_Exercise description_
Extract word for word the lines of the listing from its start to the line holding "0.30, -0.05];", both ends kept; pictures are not part of the copy.

-- START --

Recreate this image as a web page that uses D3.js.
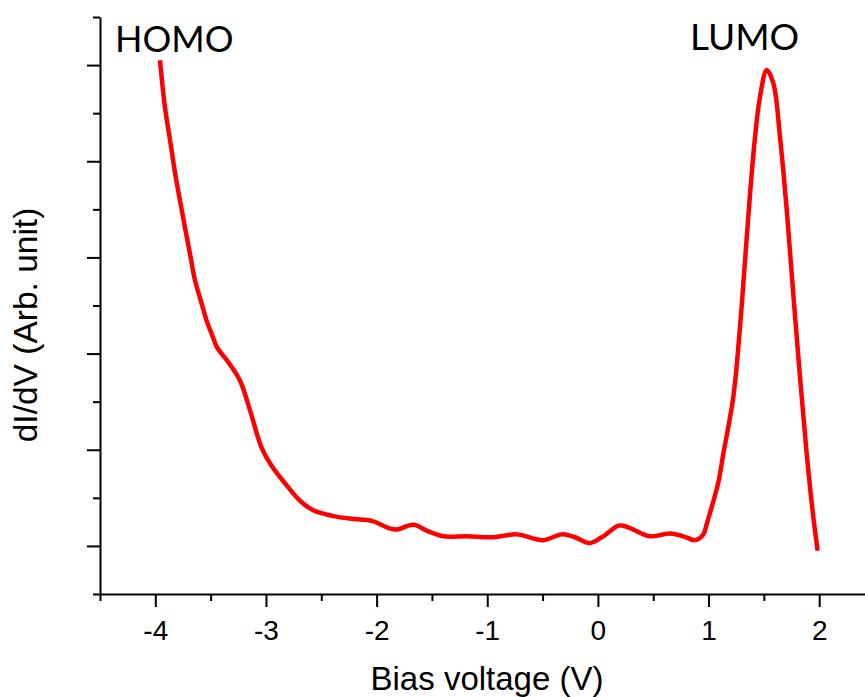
<!DOCTYPE html>
<html>
<head>
<meta charset="utf-8">
<script src="https://cdn.jsdelivr.net/npm/d3@7"></script>
<style>
  body { margin: 0; background: #fff; }
  svg { display: block; }
</style>
</head>
<body>
<svg id="chart"></svg>
<script>
// bias (V) and dI/dV (arb. unit)
const bias = [-3.958, -3.913, -3.867, -3.822, -3.777, -3.732, -3.687, -3.641, -3.581, -3.536,
  -3.479, -3.445, -3.340, -3.235, -3.144, -3.039, -2.948, -2.813, -2.692, -2.572,
  -2.391, -2.211, -2.044, -1.879, -1.818, -1.668, -1.547, -1.397, -1.186, -0.945,
  -0.734, -0.493, -0.327, -0.207, -0.071, 0.035, 0.185, 0.230, 0.320, 0.471,
  0.652, 0.772, 0.878, 0.953, 0.984, 1.088, 1.134, 1.224, 1.284, 1.330,
  1.375, 1.420, 1.465, 1.526, 1.586, 1.646, 1.707, 1.766, 1.827, 1.887,
  1.947, 1.986];
const didv = [5.05, 4.56, 4.22, 3.88, 3.59, 3.31, 3.04, 2.76, 2.52, 2.34,
  2.17, 2.07, 1.91, 1.72, 1.41, 1.02, 0.83, 0.63, 0.47, 0.37,
  0.31, 0.28, 0.26, 0.18, 0.17, 0.22, 0.16, 0.10, 0.10, 0.09,
  0.12, 0.06, 0.12, 0.09, 0.03, 0.09, 0.21, 0.21, 0.17, 0.10,
  0.13, 0.10, 0.06, 0.12, 0.23, 0.66, 0.96, 1.55, 2.27, 2.97,
  3.66, 4.25, 4.67, 4.95, 4.81, 4.25, 3.49, 2.62, 1.75, 0.96,
  0.30, -0.05];

const xMajor = [-4, -3, -2, -1, 0, 1, 2];
const xMinor = [-4.5, -3.5, -2.5, -1.5, -0.5, 0.5, 1.5, 2.5];
const yMajor = [0, 1, 2, 3, 4, 5];
const yMinor = [-0.5, 0.5, 1.5, 2.5, 3.5, 4.5, 5.5];

const width = 865, height = 697;

const svg = d3.select("#chart")
  .attr("width", width)
  .attr("height", height)
  .style("font-family", "'Liberation Sans', Arial, sans-serif");

const x = d3.scaleLinear().domain([-4.5, 2.5]).range([100, 874.5]);
const y = d3.scaleLinear().domain([-0.5, 5.5]).range([594, 17]);

// x axis: minor ticks first, then major with labels
svg.append("g")
  .attr("transform", `translate(0,${y(-0.5)})`)
  .call(d3.axisBottom(x).tickValues(xMinor).tickSize(7).tickSizeOuter(0).tickFormat(""));
svg.append("g")
  .attr("class", "xmaj")
  .attr("transform", `translate(0,${y(-0.5)})`)
  .call(d3.axisBottom(x).tickValues(xMajor).tickSize(13).tickSizeOuter(0)
    .tickPadding(13).tickFormat(d3.format("d")))
  .call(g => g.select(".domain").remove());

// y axis, no labels
svg.append("g")
  .attr("transform", `translate(${x(-4.5)},0)`)
  .call(d3.axisLeft(y).tickValues(yMinor).tickSize(7).tickSizeOuter(0).tickFormat(""));
svg.append("g")
  .attr("transform", `translate(${x(-4.5)},0)`)
  .call(d3.axisLeft(y).tickValues(yMajor).tickSize(13).tickSizeOuter(0).tickFormat(""))
  .call(g => g.select(".domain").remove());

svg.selectAll(".domain, .tick line")
  .attr("stroke", "#000")
  .attr("stroke-width", 2);

svg.selectAll(".xmaj text")
  .attr("font-size", 28)
  .attr("font-family", "'Liberation Sans', Arial, sans-serif")
  .attr("fill", "#000")
  .text(d => d < 0 ? "-" + Math.abs(d) : d);

// the curve
const pts = bias.map((b, i) => [b, didv[i]]);
const line = d3.line()
  .x(d => x(d[0]))
  .y(d => y(d[1]))
  .curve(d3.curveCatmullRom.alpha(0.5));

svg.append("path")
  .datum(pts)
  .attr("fill", "none")
  .attr("stroke", "#ff0000")
  .attr("stroke-width", 4.5)
  .attr("stroke-linejoin", "round")
  .attr("d", line);

// titles
svg.append("text")
  .attr("x", 487)
  .attr("y", 690)
  .attr("text-anchor", "middle")
  .attr("font-size", 33)
  .text("Bias voltage (V)");

svg.append("text")
  .attr("transform", "translate(37,325) rotate(-90)")
  .attr("text-anchor", "middle")
  .attr("font-size", 33.5)
  .text("dI/dV (Arb. unit)");

// peak labels
svg.append("text")
  .attr("x", 115)
  .attr("y", 52)
  .attr("font-family", "Lato, 'Open Sans', sans-serif")
  .attr("font-size", 36)
  .text("HOMO");

svg.append("text")
  .attr("x", 690)
  .attr("y", 50)
  .attr("font-family", "Lato, 'Open Sans', sans-serif")
  .attr("font-size", 37)
  .text("LUMO");
</script>
</body>
</html>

-- END --

_Full answer_
Recreate this image as a web page that uses D3.js.
<!DOCTYPE html>
<html>
<head>
<meta charset="utf-8">
<script src="https://cdn.jsdelivr.net/npm/d3@7"></script>
<style>
  body { margin: 0; background: #fff; }
  svg { display: block; }
</style>
</head>
<body>
<svg id="chart"></svg>
<script>
// bias (V) and dI/dV (arb. unit)
const bias = [-3.958, -3.913, -3.867, -3.822, -3.777, -3.732, -3.687, -3.641, -3.581, -3.536,
  -3.479, -3.445, -3.340, -3.235, -3.144, -3.039, -2.948, -2.813, -2.692, -2.572,
  -2.391, -2.211, -2.044, -1.879, -1.818, -1.668, -1.547, -1.397, -1.186, -0.945,
  -0.734, -0.493, -0.327, -0.207, -0.071, 0.035, 0.185, 0.230, 0.320, 0.471,
  0.652, 0.772, 0.878, 0.953, 0.984, 1.088, 1.134, 1.224, 1.284, 1.330,
  1.375, 1.420, 1.465, 1.526, 1.586, 1.646, 1.707, 1.766, 1.827, 1.887,
  1.947, 1.986];
const didv = [5.05, 4.56, 4.22, 3.88, 3.59, 3.31, 3.04, 2.76, 2.52, 2.34,
  2.17, 2.07, 1.91, 1.72, 1.41, 1.02, 0.83, 0.63, 0.47, 0.37,
  0.31, 0.28, 0.26, 0.18, 0.17, 0.22, 0.16, 0.10, 0.10, 0.09,
  0.12, 0.06, 0.12, 0.09, 0.03, 0.09, 0.21, 0.21, 0.17, 0.10,
  0.13, 0.10, 0.06, 0.12, 0.23, 0.66, 0.96, 1.55, 2.27, 2.97,
  3.66, 4.25, 4.67, 4.95, 4.81, 4.25, 3.49, 2.62, 1.75, 0.96,
  0.30, -0.05];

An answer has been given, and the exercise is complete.